I’ve been made fun of for how I dress. When I was in middle school, hoards of girls pointed and screamed at me while I walked down the hallway while wearing my favorite Debbie Gibson pants. They were acid washed and covered in fake flowers.
I make a lot of mistakes. I’ve worn some awkward, ill-fitting, and stupid stuff.
The article of clothing I own that gets a lot of stares and double takes is a vintage Dries Van Noten vest I bought in Antwerp. The sleeves are deliberately missing and there’s always the hilarious person who goes, “Did you get in a fight?” or “They didn’t finish it!” or “I hope you didn’t pay full price!” Most of the people who say such witty remarks aren’t with us anymore. I immediately murder them after they say it with a swift slice to the base of the skull. I bet some of you were thinking it and you’re lucky you didn’t say it out loud because you would already be dead.

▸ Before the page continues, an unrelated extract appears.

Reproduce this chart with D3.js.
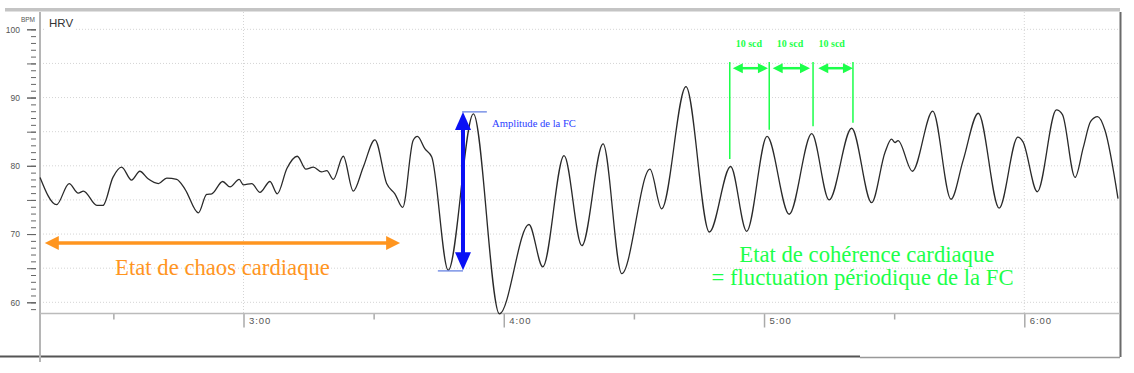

Dries is known for being an intellectual designer, having excellent craftsmanship, beautiful fabrics, and worldly references. There’s a running commentary with his garments where you think there was a mistake, but you realize it was planned all along. He designs for a woman who isn’t concerned with being sexy, or obsessed with looking skinny. She doesn’t care what men think. #nastywoman
Because my vest is unfinished, you can see the structure of the shoulder and the interior stitching, something we are rarely in tune with today.
People get grossed out when I tell them I can eat a can of anchovies without flinching. But if I really want to watch guests try to stay polite, I make an aspic. If you have gelatin, then it’s aspic time! You name any ingredient and you can plop it in there to create magnificent and revolting food! It can be “fancy” with champagne and caviar, or healthy with chunky, diced carrots, savory beef broth, and an enormous, yummy hard-boiled egg, or make some with tomato juice and layer it with cream cheese and pickled celery! Guaranteed to satisfy and impress!!
So, weird. But just in case I was coming off too weird and snotty, you need to watch me scarf down a Kraft American grilled cheese while wearing my Abercrombie & Fitch sweatpants. My husband still does a double take.